4 Preliminary Evaluation

A small preliminary user study with eight participants (three female, five male) was conducted for a performance comparison between our video annotation component (five testers) and ViPER-GT (three testers). Participants were given a brief introduction into the application and could familiarize themselves with the interaction by applying several manual annotations and linear interpolations in between, before starting the actual scenario, where they had to annotate three walking persons in a 500 frame video clip that is provided by ViPER-GT.

The mean annotation time of video annotation component exceeded that of ViPER-GT and therefore performed slightly weaker, but had the best completion time. However, annotation strategy and annotator motivation influenced the annotation time greatly and are mainly responsible for the diverging completion times (see Table 1). Especially motion turning points of objects or video segments of no, less or irregular motion patterns usually compromise linear interpolations and therefore reduce the accuracy and usability of straight interpolating techniques.

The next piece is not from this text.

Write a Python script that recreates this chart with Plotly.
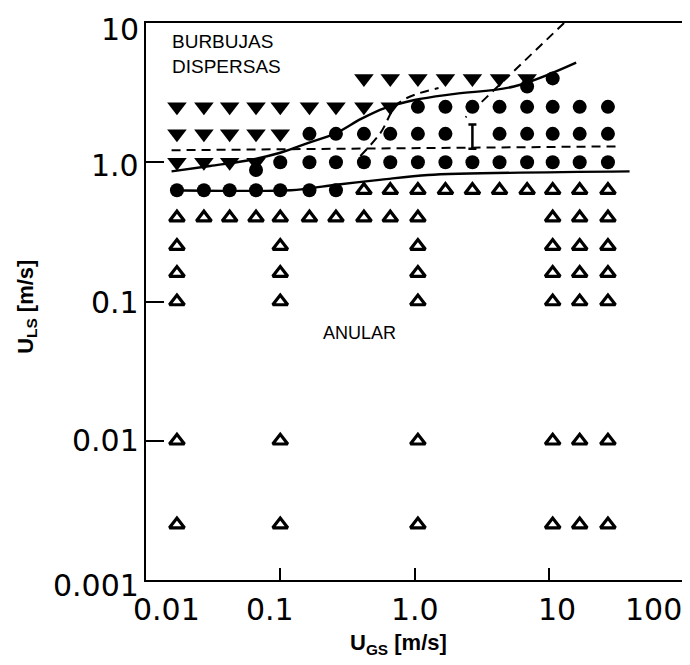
import math
import plotly.graph_objects as go

# ---------------- data ----------------
# filled inverted triangles (dispersed bubble observations)
disp_x = [0.42, 0.66, 1.06, 1.7, 2.7, 4.3, 6.9,
          0.017, 0.027, 0.042, 0.066, 0.1, 0.165, 0.26, 0.42, 0.66,
          0.017, 0.027, 0.042, 0.066, 0.1,
          0.017, 0.027, 0.042, 0.066]
disp_y = [4.0, 4.0, 4.0, 4.0, 4.0, 4.0, 4.0,
          2.5, 2.5, 2.5, 2.5, 2.5, 2.5, 2.5, 2.5, 2.5,
          1.6, 1.6, 1.6, 1.6, 1.6,
          1.0, 1.0, 1.0, 1.0]

# filled circles
bub_x = [6.9, 10.7,
         1.06, 1.7, 2.7, 4.3, 6.9, 10.7, 17, 27.6,
         0.165, 0.26, 0.42, 0.66, 1.06, 1.7, 4.3, 6.9, 10.7, 17, 27.6,
         0.066, 0.1, 0.165, 0.26, 0.42, 0.66, 1.06, 1.7, 2.7, 4.3, 6.9, 10.7, 17, 27.6,
         0.017, 0.027, 0.042, 0.066, 0.1, 0.165, 0.26]
bub_y = [3.5, 4.0,
         2.5, 2.5, 2.5, 2.5, 2.5, 2.5, 2.5, 2.5,
         1.6, 1.6, 1.6, 1.6, 1.6, 1.6, 1.6, 1.6, 1.6, 1.6, 1.6,
         0.88, 1.0, 1.0, 1.0, 1.0, 1.0, 1.0, 1.0, 1.0, 1.0, 1.0, 1.0, 1.0, 1.0,
         0.63, 0.63, 0.63, 0.63, 0.63, 0.63, 0.63]

# open triangles (annular observations)
ann_x = [0.42, 0.66, 1.06, 1.7, 2.7, 4.3, 6.9, 10.7, 17, 27.6,
         0.017, 0.027, 0.042, 0.066, 0.1, 0.165, 0.26, 0.42, 0.66, 1.06, 10.7, 17, 27.6,
         0.017, 0.1, 1.06, 10.7, 17, 27.6,
         0.017, 0.1, 1.06, 10.7, 17, 27.6,
         0.017, 0.1, 1.06, 10.7, 17, 27.6,
         0.017, 0.1, 1.06, 10.7, 17, 27.6,
         0.017, 0.1, 1.06, 10.7, 17, 27.6]
ann_y = [0.63, 0.63, 0.63, 0.63, 0.63, 0.63, 0.63, 0.63, 0.63, 0.63,
         0.4, 0.4, 0.4, 0.4, 0.4, 0.4, 0.4, 0.4, 0.4, 0.4, 0.4, 0.4, 0.4,
         0.25, 0.25, 0.25, 0.25, 0.25, 0.25,
         0.16, 0.16, 0.16, 0.16, 0.16, 0.16,
         0.1, 0.1, 0.1, 0.1, 0.1, 0.1,
         0.01, 0.01, 0.01, 0.01, 0.01, 0.01,
         0.0025, 0.0025, 0.0025, 0.0025, 0.0025, 0.0025]

# range-bar observation
bar_x = [2.7]
bar_y = [1.55]
bar_up = [0.32]
bar_down = [0.30]

# transition boundaries
upper_x = [0.0155, 0.03, 0.057, 0.1, 0.16, 0.26, 0.4, 0.6, 1.0, 2.0, 5.5, 16]
upper_y = [0.86, 0.94, 1.03, 1.17, 1.37, 1.62, 2.05, 2.45, 2.8, 3.1, 3.5, 5.2]
lower_x = [0.0155, 0.12, 0.26, 0.57, 1.26, 40]
lower_y = [0.63, 0.63, 0.69, 0.75, 0.81, 0.86]
hdash_x = [0.0155, 33]
hdash_y = [1.22, 1.30]
steep_x = [13, 2.4]
steep_y = [10, 2.1]
bdash_x = [0.395, 0.557, 0.76, 1.51]
bdash_y = [1.11, 1.62, 2.66, 3.41]

x_tick_vals = [0.01, 0.1, 1, 10, 100]
x_tick_text = ["0.01", "0.1", "1.0", "10", "100"]
y_tick_vals = [0.001, 0.01, 0.1, 1, 10]
y_tick_text = ["0.001", "0.01", "0.1", "1.0", "10"]

# ---------------- figure ----------------
fig = go.Figure()
line_style = dict(color="black", width=2.4)
dash_style = dict(color="black", width=2, dash="9px,6px")

fig.add_trace(go.Scatter(x=upper_x, y=upper_y, mode="lines",
                         line=dict(**line_style, shape="spline", smoothing=1.0)))
fig.add_trace(go.Scatter(x=lower_x, y=lower_y, mode="lines",
                         line=dict(**line_style, shape="spline", smoothing=0.8)))
fig.add_trace(go.Scatter(x=hdash_x, y=hdash_y, mode="lines", line=dash_style))
fig.add_trace(go.Scatter(x=steep_x, y=steep_y, mode="lines", line=dash_style))
fig.add_trace(go.Scatter(x=bdash_x, y=bdash_y, mode="lines",
                         line=dict(**dash_style, shape="spline")))

fig.add_trace(go.Scatter(x=disp_x, y=disp_y, mode="markers",
                         marker=dict(symbol="triangle-down", size=17, color="black",
                                     line=dict(width=0))))
fig.add_trace(go.Scatter(x=bub_x, y=bub_y, mode="markers",
                         marker=dict(symbol="circle", size=14, color="black",
                                     line=dict(width=0))))
fig.add_trace(go.Scatter(x=ann_x, y=ann_y, mode="markers",
                         marker=dict(symbol="triangle-up-open", size=13, color="black",
                                     line=dict(width=3.2, color="black"))))
fig.add_trace(go.Scatter(x=bar_x, y=bar_y, mode="markers",
                         marker=dict(size=1, color="black"),
                         error_y=dict(type="data", symmetric=False, array=bar_up,
                                      arrayminus=bar_down, color="black",
                                      thickness=2.5, width=4)))

tick_font = dict(family="DejaVu Sans", size=30, color="black")
x_label_shift = [20, -10, 0, 8, -30]
y_label_shift = [-5, 0, -1, -3, -6]
annotations = []
for v, t, s in zip(x_tick_vals, x_tick_text, x_label_shift):
    annotations.append(dict(x=math.log10(v), y=0, xref="x", yref="paper",
                            text=t, showarrow=False, xanchor="center", yanchor="top",
                            xshift=s, yshift=-10, font=tick_font))
for v, t, s in zip(y_tick_vals, y_tick_text, y_label_shift):
    annotations.append(dict(x=0, y=math.log10(v), xref="paper", yref="y",
                            text=t, showarrow=False, xanchor="right", yanchor="middle",
                            xshift=-5, yshift=s, font=tick_font))

annotations += [
    dict(x=0.045, y=0.966, xref="paper", yref="paper", xanchor="left", yanchor="middle",
         text="BURBUJAS", showarrow=False,
         font=dict(family="Liberation Sans", size=19, color="black")),
    dict(x=0.045, y=0.922, xref="paper", yref="paper", xanchor="left", yanchor="middle",
         text="DISPERSAS", showarrow=False,
         font=dict(family="Liberation Sans", size=19, color="black")),
    dict(x=0.398, y=0.443, xref="paper", yref="paper", xanchor="center", yanchor="middle",
         text="ANULAR", showarrow=False,
         font=dict(family="Liberation Sans", size=18, color="black")),
    dict(x=0.47, y=-0.115, xref="paper", yref="paper", xanchor="center", yanchor="middle",
         text="<b>U<sub>GS</sub> [m/s]</b>", showarrow=False,
         font=dict(family="Liberation Sans", size=22, color="black")),
    dict(x=-0.222, y=0.49, xref="paper", yref="paper", xanchor="center", yanchor="middle",
         text="<b>U<sub>LS</sub> [m/s]</b>", showarrow=False, textangle=-90,
         font=dict(family="Liberation Sans", size=22, color="black")),
]

fig.update_layout(
    width=690, height=665,
    margin=dict(l=138, r=15, t=15, b=93),
    paper_bgcolor="white", plot_bgcolor="white",
    showlegend=False,
    annotations=annotations,
    xaxis=dict(type="log", range=[-2, 2], showgrid=False, zeroline=False,
               showline=True, linecolor="black", linewidth=2, mirror=True,
               ticks="inside", ticklen=12, tickwidth=2, tickcolor="black",
               tickvals=x_tick_vals[1:4], showticklabels=False),
    yaxis=dict(type="log", range=[-3, 1], showgrid=False, zeroline=False,
               showline=True, linecolor="black", linewidth=2, mirror=True,
               ticks="inside", ticklen=18, tickwidth=2, tickcolor="black",
               tickvals=y_tick_vals[1:4], showticklabels=False),
)

fig.write_html("out.html")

Ritter et al. [19] conducted a study that uses the principles of the second component in the interactive part of last years evaluation of TRECVid Instance Search Footnote 4 [3], whereas an instance can be roughly denoted as the occurrence of a specific object in a shot in the video footage. This main task consists in retrieving up to 1.000 shots of given instance within the large archive of 464 hours of the British soap opera BBC East Enders. This comprises 24 different categories each resembling up to four instances that were given by sample pictures together with a segmented binary image, a short text description and a sample clip file. The automated detectors from the authors retrieved 1.000 classified instance candidates for each category. Eight human annotators were given a period with a maximum of 15 min to validate the specific object instances in each category and eliminate false-positives. This work was achieved by using the proposed approach yielding to an average completion time of 11 min per category.

5 Summary and Future Work

We presented two components to speed up the process of object annotation in videos and the validation of large data collections with multiple thousands of previously classified object candidates. Our preliminary evaluations showed the potential usefulness of these approaches. However, larger evaluations with more participants could be helpful to draw more reliable conclusions for the video annotation component. Moreover, the presented framework could benefit from the integration of semi-automated methods for object tracking like block-matching within automatically detected shots. A combination with any well-known object recognition descriptors like SIFT operators within a bag-of-word approach [20] should prove effective in order to retrieve the object from other shots of the video footage. Both components improve the ground truth or the availability of object training samples that could at least be integrated as feedback components into the machine learning workflow from Storz et al. [6] in order to consecutively optimize already trained classifiers.